Today it is argued that ‘brain gain’ strategies have largely failed (World Bank 2005). Consequently many governments have begun to explore new policy measures that encourage expatriates to participate in their countries of origin without requiring them to return home. No longer is the diaspora simply the concern of migration officials, rather economic development agencies have become central, assisted in some cases by the efforts of international organisations. For example, the World Bank recently held a technical workshop in Latin America that focused on the design of Diaspora Strategies and contextualised these in the need for new forms of industrial policy predicated on high productivity employment. The result is active mobilisation of expatriates through initiatives such as investment conferences, industry and sector specific web links, the creation of expert databases, direct appeals by national leaders, short term visits by academics, mentors and industry specialists, and the explicit targeting of financial, market and technical expertise. It is in this context that expatriate presence in all OECD countries has also been measured for the first time (Dumont and Lemaitre 2005).

Unlike earlier diasporic networks that privileged cultural and educational relationships (such as embassy groups and alumni programmes), the primary aim of the formal Diaspora Strategies is to facilitate the transfer of advice, technical skills, finance, and market knowledge (market standards, financial practices, corporate governance) allowing more ready access into offshore markets. There is an explicit discussion about the need for Diaspora Strategies to distinguish between ‘alumni models’ that involve mass mobilization and the ‘overachievers model’ that focus on elite actors and target those who can influence corporate investment and decision making processes. In many cases, efforts to use Diaspora Strategies to help build a ‘knowledge based economy’ are also explicitly linked to new understandings of the role of universities and the establishment of business incubators in which connections can be made between fledgling businesses and expatriate networks (Lalkaka 2003).

The rise of Diaspora Strategies is significant because it demonstrates how state agencies, policy makers and individual citizens themselves have begun to think beyond national borders and are make efforts to generate non-territorial forms of organisation. However, to date the vocabulary of these strategies is that of the knowledge economy. Expatriates are being cast as new sources of financial, human and social capital. It is competitiveness, growth, skills, entrepreneurship and innovation that is privileged, and only rarely community and identity. Whether or not this in sustainable longer term remains to be seen.

References

Dumont J-C and G Lemaitre 2005 Counting Immigrants and Expatriates in OECD Countries: A New Perspective. OECD Directorate for Employment Labour and Social Affairs.
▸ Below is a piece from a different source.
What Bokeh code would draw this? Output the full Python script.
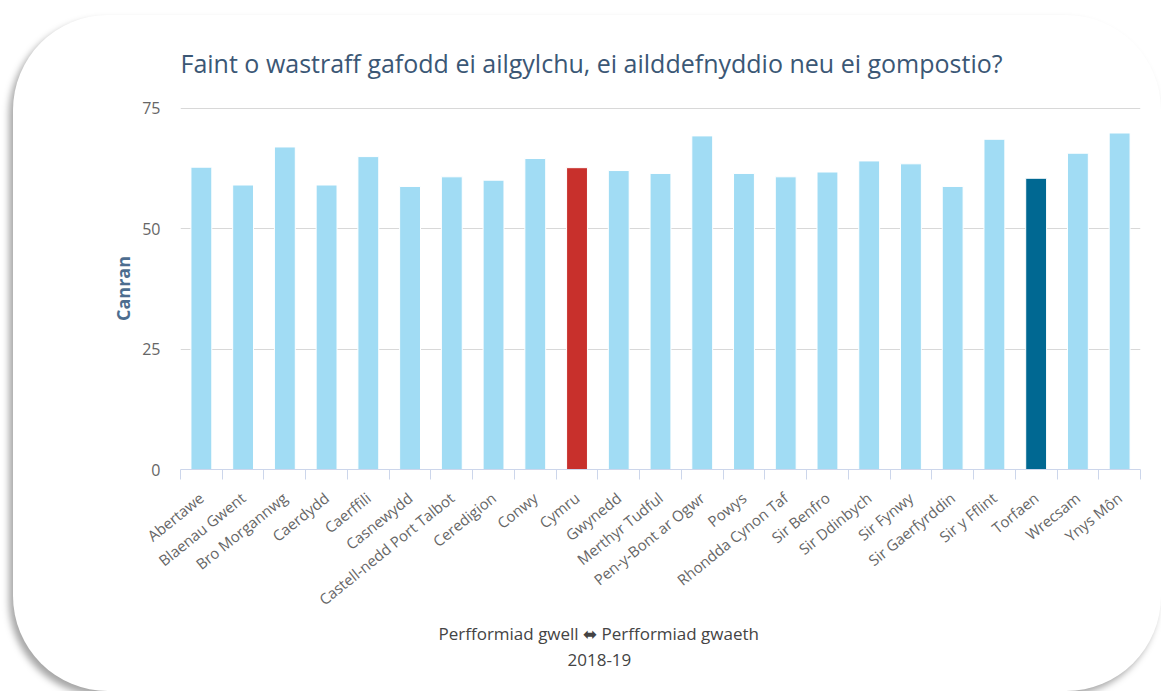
from bokeh.plotting import figure
from bokeh.models import (Range1d, LinearAxis, FixedTicker, Title, ColumnDataSource)
from bokeh.embed import file_html
from bokeh.resources import INLINE

categories = ["Abertawe", "Blaenau Gwent", "Bro Morgannwg", "Caerdydd", "Caerffili",
              "Casnewydd", "Castell-nedd Port Talbot", "Ceredigion", "Conwy", "Cymru",
              "Gwynedd", "Merthyr Tudful", "Pen-y-Bont ar Ogwr", "Powys", "Rhondda Cynon Taf",
              "Sir Benfro", "Sir Ddinbych", "Sir Fynwy", "Sir Gaerfyrddin", "Sir y Fflint",
              "Torfaen", "Wrecsam", "Ynys Môn"]
values = [62.8, 59.1, 67.0, 59.1, 65.0, 58.8, 60.8, 60.1, 64.6, 62.7,
          62.1, 61.5, 69.3, 61.5, 60.8, 61.8, 64.1, 63.5, 58.8, 68.6,
          60.5, 65.7, 69.9]
highlight = {"Cymru": "#c8302c", "Torfaen": "#006892"}
base_color = "#a1dcf4"
y_ticks = [0, 25, 50, 75]

title_text = "Faint o wastraff gafodd ei ailgylchu, ei ailddefnyddio neu ei gompostio?"
y_label = "Canran"
footer_text = "Perfformiad gwell \u2b0c Perfformiad gwaeth"
year_text = "2018-19"

FONT = "Open Sans"
n = len(categories)
centers = [i + 0.5 for i in range(n)]
colors = [highlight.get(c, base_color) for c in categories]
src = ColumnDataSource(dict(x=centers, val=values, color=colors, cat=categories))

p = figure(width=1148, height=676, x_range=Range1d(0, n),
           y_range=Range1d(0, 75.2), output_backend="svg", toolbar_location=None,
           x_axis_location=None, min_border_left=167, min_border_right=21,
           min_border_top=92, min_border_bottom=222)
p.styles = {"border-radius": "95px", "box-shadow": "-4px 5px 7px rgba(0,0,0,0.35)",
            "background-color": "white", "margin-left": "13px", "margin-top": "15px"}
p.border_fill_color = None
p.background_fill_color = None
p.outline_line_color = None

p.title.text = title_text
p.title.align = "left"
p.title.text_font = FONT
p.title.text_font_size = "25px"
p.title.text_font_style = "normal"
p.title.text_color = "#3b5775"
p.title.standoff = 56

p.vbar(x="x", top="val", width=0.5, fill_color="color", line_color="white",
       line_width=1, source=src)

# boundary ticks axis
bax = LinearAxis(ticker=FixedTicker(ticks=list(range(n + 1))))
bax.axis_line_color = "#ccd6eb"
bax.major_tick_line_color = "#ccd6eb"
bax.major_tick_out = 10
bax.major_tick_in = 0
bax.minor_tick_line_color = None
bax.major_label_text_font_size = "1px"
bax.major_label_text_color = None
bax.major_label_standoff = 0
p.add_layout(bax, "below")

# category label axis
cax = LinearAxis(ticker=FixedTicker(ticks=centers))
cax.major_label_overrides = {c: name for c, name in zip(centers, categories)}
cax.axis_line_color = None
cax.major_tick_line_color = None
cax.minor_tick_line_color = None
cax.major_tick_out = 0
cax.major_tick_in = 0
cax.major_label_orientation = 0.68
cax.major_label_standoff = 16
cax.major_label_text_font = FONT
cax.major_label_text_font_size = "15px"
cax.major_label_text_color = "#666666"
p.add_layout(cax, "below")

p.yaxis.ticker = FixedTicker(ticks=y_ticks)
p.yaxis.axis_line_color = None
p.yaxis.major_tick_line_color = None
p.yaxis.minor_tick_line_color = None
p.yaxis.major_label_text_font = FONT
p.yaxis.major_label_text_font_size = "16px"
p.yaxis.major_label_text_color = "#666666"
p.yaxis.major_label_standoff = 14
p.yaxis.axis_label = y_label
p.yaxis.axis_label_text_font = FONT
p.yaxis.axis_label_text_font_size = "18px"
p.yaxis.axis_label_text_font_style = "bold"
p.yaxis.axis_label_text_color = "#4d6d8f"
p.yaxis.axis_label_standoff = 4

p.xgrid.grid_line_color = None
p.ygrid.ticker = FixedTicker(ticks=y_ticks)
p.ygrid.grid_line_color = "#d8d8d8"

t1 = Title(text=footer_text, align="left", offset=258, text_font=FONT, text_font_size="17px",
           text_font_style="normal", text_color="#444444", standoff=0)
t2 = Title(text=year_text, align="left", offset=387, text_font=FONT, text_font_size="17px",
           text_font_style="normal", text_color="#444444", standoff=14)
p.add_layout(t1, "below")
p.add_layout(t2, "below")

open("out.html", "w").write(file_html(p, INLINE))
Lalkaka R 2003 Business Incubators in Developing Countries: characteristics and performance. International Journal of Entrepreneurship and Innovation Management 3(1/2), 31-55.

Larner, W 2007 Expatriate experts and globalising governmentalities: the New Zealand diaspora strategy. Transactions of the Institute of British Geographers 32 (3), 331–345.

Meyer J-B and M Brown 1999 Scientific Diasporas: A New Approach to the Brain Drain. Paris: UNESCO MOST Discussion paper No 41.

World Bank 2005 Transforming Brain Drain into Brain Gain: Diaspora networks of highly skilled for the benefits of countries of origin Workshop for public and private sector leaders, Buenos Aires, Argentina, 26-27 April.